Algo así no se lo podían tomar demasiado en serio en los highlanders secos y adustos de las dos Castillas. En Moncloa tampoco. Y es exactamente lo que hicieron, dejar que Mas y su sucesor se cociesen a gusto en el mismo guiso que ellos habían preparado. Resultó que el Estadospañol, cárcel de pueblos, tal vez era un cascarón, pero no estaba tan vacío como pensaban. Resultó que para ciertas cosas más que montar un circo lo que hace falta es jugársela, pero hacerlo de verdad, enfrentando la cárcel y lo que haga falta. Y para eso, claro, los señoritos de los barrios altos, de la Diagonal para arriba, no estaban por la labor.

Para eso también hace falta contar con un apoyo unánime entre la población. No es el caso de Cataluña. La mitad de los catalanes simplemente no quiere ni oír hablar de la independencia. Visto lo visto quiere aún menos. Ese es el elefante en mitad de la habitación que se niegan a mirar a los ojos. Las elecciones de 2015, las terceras desde que arrancó el procés, dejaron un alarmante dato para los apóstoles soberanistas: el segundo, el tercero, el cuarto y el quinto partido más votados no están a favor de la hoja de ruta secesionista trazada desde la Generalidad. El referéndum, de producirse, se les podría indigestar. Eso es algo que ya descuentan aunque, metidos como están en esta enloquecida vorágine, es a lo único a lo que no pueden renunciar.

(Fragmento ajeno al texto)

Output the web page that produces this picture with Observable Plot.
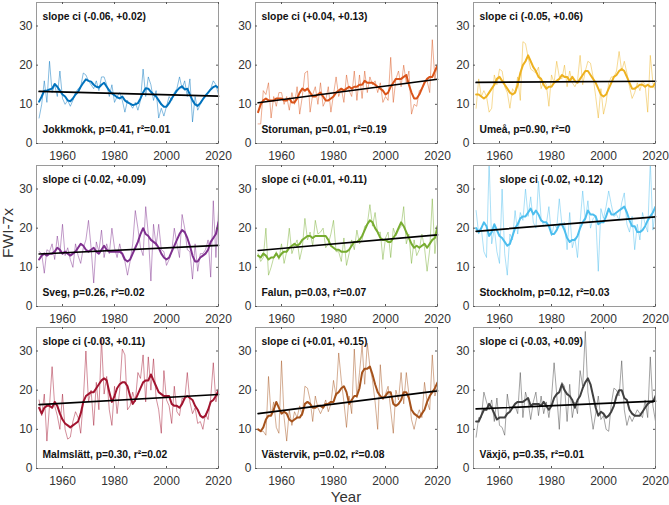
<!DOCTYPE html>
<html><head><meta charset="utf-8">
<script src="https://cdn.jsdelivr.net/npm/d3@7"></script>
<script src="https://cdn.jsdelivr.net/npm/@observablehq/plot@0.6"></script>
<style>
body{margin:0;background:#fff}
#wrap{position:relative;width:669px;height:505px;font-family:"Liberation Sans",Arial,sans-serif;overflow:hidden}
.panel{position:absolute}
#ylab{position:absolute;left:8px;top:233px;transform:translate(-50%,-50%) rotate(-90deg);font-size:15.5px;line-height:1;color:#333;white-space:nowrap}
#xlab{position:absolute;left:346px;top:496px;transform:translate(-50%,-50%);font-size:15px;line-height:1;color:#333}
</style></head>
<body><div id="wrap"><div id="ylab">FWI-7x</div><div id="xlab">Year</div></div>
<script>
const years = d3.range(1951, 2021);
const xTicks = [1960, 1980, 2000, 2020];
const yTicks = [0, 10, 20, 30];
const stations = ["Jokkmokk","Storuman","Umeå","Sveg","Falun","Stockholm","Malmslätt","Västervik","Växjö"];
const slopeCI = ["(-0.06, +0.02)","(+0.04, +0.13)","(-0.05, +0.06)","(-0.02, +0.09)","(+0.01, +0.11)","(-0.02, +0.12)","(-0.03, +0.11)","(+0.01, +0.15)","(-0.03, +0.09)"];
const pValues = ["0.41","0.01","0.90","0.26","0.03","0.12","0.30","0.02","0.35"];
const r2Values = ["0.01","0.19","0","0.02","0.07","0.03","0.02","0.08","0.01"];
const colors = ["#0072BD","#D95319","#EDB120","#7E2F8E","#77AC30","#4DBEEE","#A2142F","#A5521B","#404040"];
const trendStart = [13.3,10.4,15.6,13.4,14.3,19.2,16.3,14.0,15.2];
const trendEnd   = [12.1,16.4,15.9,15.6,18.3,22.9,18.9,19.8,17.2];

const jokkmokkAnnual = [6.5,10,16,10.5,21,13,15,12,18.5,11.5, 10,11,9.5,11,13,14,14.5,18,17.5,16, 15,14,16,13.5,17,17,15,12,15,10.5, 12,13,11,8,11,10,9,10.5,8.5,11, 19,12,17,15,11,13.5,6.5,9,7,9.5, 12,11,13,14,17,14,16,12,16.5,5.5, 12,8.5,10,11.5,12,13,14,16,15,12.5];
const jokkmokkSmooth = [10.7,12,13.5,13.5,13.8,14,15.2,14.5,13.5,12.5, 12,11,10.8,11.5,12.5,13.2,14.5,15.5,16.4,16, 15.8,15,14.5,14.3,15,15.5,14.5,13.5,12.8,12.3, 11.8,11.5,12,11,10.5,10.2,9.8,10,10.3,11.5, 13,14.1,14,13.2,12.5,12,11,10,9.4,9.4, 10.3,11.5,12.5,13.5,14.2,14.6,13.8,14,12.5,11, 10,9.6,10.3,11.3,12.2,13,13.8,14.4,14.7,14.2];
const storumanAnnual = [5,5,13.5,12.5,15.5,6.5,12,9.5,13,13, 10,12,8.5,13,10,14.5,7.5,12,18,18.5, 8,12.5,14.5,10,15.5,9.5,11,14.5,8,12.5, 17,12,14,10.5,17.5,13.5,12,18.5,11,17.5, 11.5,18.5,13,17,15,16,13,15.5,10.5,12, 11,22,10.5,16.5,18.5,14.5,20,15.5,18.5,7.5, 10,9.5,13.5,14,16,16,13,26.5,16.5,20.5];
const storumanSmooth = [8,10,11,11.5,11,11,11,11.5,11.5,11.5, 11,11,11.5,10.5,10.5,11.5,13,14,13.5,14, 13,12,12,12.5,13,12,11,11,11.5,12, 13,13.5,14,13.5,14,14.5,14,14.5,14.5,15, 15,16,15.5,15.5,15.5,15,14.5,14,13.5,12.5, 13,14.5,15.5,16.5,16.5,16.5,17,17.5,15,13, 11.5,11.5,12.5,14,15.5,16.5,17,17,18.5,20];
const umeaAnnual = [9,16.5,12,13.5,12,8,9,17.5,15,19, 18.5,14.5,13,9,14,13,17,11,26,25.5, 22,19,18.5,18,19.5,14,16,15,9.5,17.5, 15.5,21,17,16.5,20,14.5,18.5,15.5,14.5,16, 22.5,15,18.5,21,20.5,17,12,6.5,14,7.5, 10.5,15.5,17,17,18.5,23.5,18.5,21,18,14.5, 11.5,13,15.5,13.5,16,15,8,22.5,15.5,13.5];
const umeaSmooth = [12.5,12.5,12,11.5,12,13,14,15,16.5,17, 16,15,14,13,12.5,13,15,18,20,21, 22.5,21,19.5,18.5,17,16.5,15,14,14.5,14.5, 15.5,16,16.5,17.5,17,17,16,17,16,15.5, 16.5,17.5,18.5,18.5,17.5,16.5,15.5,14,12.5,12, 12.5,14,15.5,17,17.5,18.5,19,18.5,17,15.5, 14,14,14.5,15,15,14.5,15,14.5,14.5,15.5];
const svegAnnual = [14,13.5,8.5,14.5,14,16,12,18,13.5,21, 13,15,12,10,16,13,11,15,17,22, 15,6,16.5,14,19.5,12.5,16,13.5,20,15, 12.5,16,13,11.5,8,11.5,16,24.5,20,15, 13,25.5,18.5,6.5,21,15.5,21,14.5,14,10.5, 12,14,20,16,12.5,23.5,20,14.5,14,7, 16,9,13.5,13.5,14.5,17,7.5,27,12.5,24.5];
const svegSmooth = [12,13,13.5,13,13.5,13.5,14,15,14.5,13.5, 14,13.5,13,13.5,14,15,16,15.5,14.5,14, 14.5,15,14,13.5,14.5,15.5,14.5,14,14,14, 14,14,13.5,12,11.5,12,13.5,15,16.5,18.5, 20,18.5,18,17,16.5,16,15,13.5,12.5,12, 12.5,14,15.5,17,18.5,19.5,19,17.5,15.5,13, 11.5,11.5,12.5,13,13.5,14.5,16.5,17.5,18.5,21.5];
const falunAnnual = [13.5,11.5,12.5,20,8,10,12.5,14,12,16, 11,14,20,13.5,15.5,17,12,15,22.5,17, 19,15.5,22,18.5,19,20,15,16,18.5,22, 14,14,11.5,17.5,10.5,13.5,17,14.5,19.5,16, 17,20.5,21,26,20.5,24,18.5,19,12,17.5, 19,12.5,20,18,19.5,20.5,25.5,16,18.5,11, 17,13,14.5,18.5,15,9,14.5,27.5,13.5,20.5];
const falunSmooth = [13,12.5,13.5,13,12,12.5,12.5,13.5,12.5,13.5, 14,14,15,15.5,16,15.5,16,17,17.5,18, 18,17.5,18,18,18,18,18,17,15.5,15, 14.5,14.5,14,14,14,14.5,15.5,16.5,16.5,17, 18,19.5,21,22,21.5,20,19,17.5,17,17, 16.5,16.5,17.5,18.5,20,21.5,20.5,19,17.5,16, 15,15.5,15,15.5,16,15,16,17,17.5,20.5];
const stockholmAnnual = [24.5,18.5,20,14,12.5,37,16,20,14,11, 30,13.5,8,18.5,17,24.5,18.5,24,22,30, 23,28,21.5,20,32,22.5,20.5,21,25.5,18, 21,20,27.5,21,21.5,14.5,24,15,17.5,12.5, 21.5,29.5,22,27,20,22.5,23,9,25,22.5, 25.5,29.5,26,23,23.5,22,26.5,29,21,19, 23,14.5,21,17,24,21,19,37,19.5,25];
const stockholmSmooth = [20,19,20,21.5,20.5,18,19,21,19.5,18, 17.5,16.5,15.5,16,18,20,21,22.5,23,23, 24,25,23.5,24.5,23.5,22,21.5,21.5,20.5,18.5, 18.5,19.5,21,21,19.5,17.5,16.5,17,17,18, 20,21.5,22.5,24.5,23.5,23.5,23,21,21.5,21.5, 23,25,23.5,23.5,24,24.5,25,25.5,24,22, 20.5,20.5,19,19,19.5,20.5,22,23,24,25.5];
const malmslattAnnual = [17.5,13.5,19,7,16,26,16,13.5,10,19, 10,7.5,8,12,14.5,13,9,17.5,30,17, 20,11,22,15,33,19,23.5,15,11,21, 14,20,30.5,29,15,16,19.5,17,24.5,23, 29,17,28.5,20,28,18,15,9,25,17.5, 16,11.5,21,14.5,13.5,18,17.5,24.5,17,14, 15.5,11.5,12,10,14,12.5,18,27,17,20.5];
const malmslattSmooth = [15.5,14,15.5,16,16,15.5,17,16,14,12.5, 11.5,11,10.5,11,11.5,12,14,17,18.5,19, 19.5,19.5,20.5,21.5,22.5,23,22.5,19.5,17,18.5, 20.5,21.5,22,22,21,18.5,16.5,17.5,19,20.5, 22,22.5,22.5,24,22.5,21,19.5,19,18.5,18.5, 18.5,16.5,16,16,15.5,16.5,18,18.5,18,17.5, 16,15,13.5,13,13.5,15,17,17.5,18.5,20];
const vastervikAnnual = [10,9.5,9.5,8.5,23.5,13.5,17,10.5,9,27.5, 13,7,15,11,14.5,13,16,13.5,21,20.5, 17.5,12,18.5,15.5,14,15.5,17.5,14.5,16.5,22.5, 18.5,29.5,22.5,17,10.5,18.5,14,30.5,18,24.5, 31.5,21.5,32,26,22.5,17,10,26.5,17.5,19, 21,15,9,20,17.5,24.5,16.5,24.5,19,12.5, 10,13,15,13,22,17,15,29,18.5,21];
const vastervikSmooth = [10,9.5,10.5,12.5,13.5,13.5,15,17,15.5,14, 14.5,14,12.5,12,12.5,13,13,14,16.5,17, 16.5,15.5,15.5,16,16,15.5,16.5,16.5,17,17, 19,19.5,20.5,21,19.5,16.5,17.5,18.5,18.5,20.5, 24.5,25.5,25.5,26,24,21.5,19.5,18.5,18,18.5, 19.5,19.5,16.5,16,16.5,17.5,19.5,19.5,18,15, 14,13.5,13,14,15,17,18.5,19.5,20.5,22];
const vaxjoAnnual = [8,13,13,19.5,17,15,17.5,12,18,11, 10.5,8.5,19,14.5,15.5,16,14,24.5,13,19.5, 17,12.5,17,19.5,13.5,18.5,14,17,13,18, 27,19,10,22,21,12,21.5,13,17,14, 25,21,35,19.5,15,10,14,18.5,12.5,13.5, 10,9.5,16.5,20.5,20,18.5,27.5,15,11,13.5, 12,13.5,15,14,13,17.5,13,28.5,16,12];
const vaxjoSmooth = [12,12,13.5,15,15,16.5,15.5,14,12.5,13, 13,13,14,14.5,15.5,16.5,17,17,17,17.5, 18,16,16.5,16.5,16.5,16,17,16,15,16, 18,19,19.5,21.5,20,19,18.5,17.5,15.5,17.5, 18.5,20.5,22,23,21.5,18.5,15.5,13.5,14.5,14, 13,13.5,14.5,16,18.5,20,20,18,17.5,15, 14,13.5,13.5,13.5,14.5,15.5,16.5,17,17,18.5];

const annualSeries = [jokkmokkAnnual,storumanAnnual,umeaAnnual,svegAnnual,falunAnnual,stockholmAnnual,malmslattAnnual,vastervikAnnual,vaxjoAnnual];
const smoothSeries = [jokkmokkSmooth,storumanSmooth,umeaSmooth,svegSmooth,falunSmooth,stockholmSmooth,malmslattSmooth,vastervikSmooth,vaxjoSmooth];

// layout
const FW = 182, FH = 141, ML = 36, MR = 8, MT = 2, MB = 24;
const colLefts = [36, 255, 473.3];
const rowTops = [2, 164.5, 326.5];
const topTextDx = [6,6,6,6,6,26,6,6,6];
const font = '"Liberation Sans", Arial, sans-serif';
const wrap = document.getElementById("wrap");

stations.forEach((name, i) => {
  const annual = years.map((y, j) => ({year: y, v: annualSeries[i][j]}));
  const smooth = years.map((y, j) => ({year: y, v: smoothSeries[i][j]}));
  const trend = [{year: years[0], v: trendStart[i]}, {year: years[years.length - 1], v: trendEnd[i]}];
  const tick = "#555";
  const svg = Plot.plot({
    width: FW + ML + MR, height: FH + MT + MB,
    marginLeft: ML, marginRight: MR, marginTop: MT, marginBottom: MB,
    x: {domain: [1950, 2020]},
    y: {domain: [0, 36]},
    style: {fontFamily: font, fontSize: "12px", color: "#333", background: "transparent", overflow: "visible"},
    marks: [
      Plot.line(annual, {x: "year", y: "v", stroke: colors[i], strokeWidth: 0.8, strokeOpacity: 0.6, clip: true}),
      Plot.line(smooth, {x: "year", y: "v", stroke: colors[i], strokeWidth: 2, clip: true}),
      Plot.line(trend, {x: "year", y: "v", stroke: "black", strokeWidth: 1.7}),
      Plot.frame({stroke: "#9a9a9a"}),
      Plot.tickX(xTicks, {x: d => d, stroke: tick, insetTop: FH - 2}),
      Plot.tickX(xTicks, {x: d => d, stroke: tick, insetBottom: FH - 2}),
      Plot.tickY(yTicks, {y: d => d, stroke: tick, insetRight: FW - 2}),
      Plot.tickY(yTicks, {y: d => d, stroke: tick, insetLeft: FW - 2}),
      Plot.axisX(xTicks, {tickSize: 0, tickPadding: 8, tickFormat: "d", label: null, fontSize: 12, fill: "#333"}),
      Plot.axisY(yTicks, {tickSize: 0, tickPadding: 4, label: null, fontSize: 12, fill: "#333"}),
      Plot.text([`slope ci ${slopeCI[i]}`], {frameAnchor: "top-left", text: d => d, dx: topTextDx[i], dy: 14, lineAnchor: "middle", fontWeight: "bold", fontSize: 10.3, fill: "#111"}),
      Plot.text([`${name}, p=${pValues[i]}, r²=${r2Values[i]}`], {frameAnchor: "bottom-left", text: d => d, dx: 6, dy: -13.5, lineAnchor: "middle", fontWeight: "bold", fontSize: 10.3, fill: "#111"})
    ]
  });
  const div = document.createElement("div");
  div.className = "panel";
  div.style.left = (colLefts[i % 3] - ML) + "px";
  div.style.top = (rowTops[Math.floor(i / 3)] - MT) + "px";
  div.appendChild(svg);
  wrap.appendChild(div);
});
</script>
</body></html>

La pleamar de la diada de 2010 con su carnaval cuatribarrado ha dejado cuantiosas víctimas y nos ha dado de que hablar a todos, pero hace tiempo que retrocede. Cataluña no es una colonia ni un país oprimido. Más bien todo lo contrario. Rajoy gobierna gracias al apoyo de un partido catalán pero no nacionalista. Ahora, como siempre sucedió en Cataluña, pagarán el pato los tontos que no supieron reubicarse a tiempo. Los listos sobrevivirán. En estos momentos están repartiendo los papeles.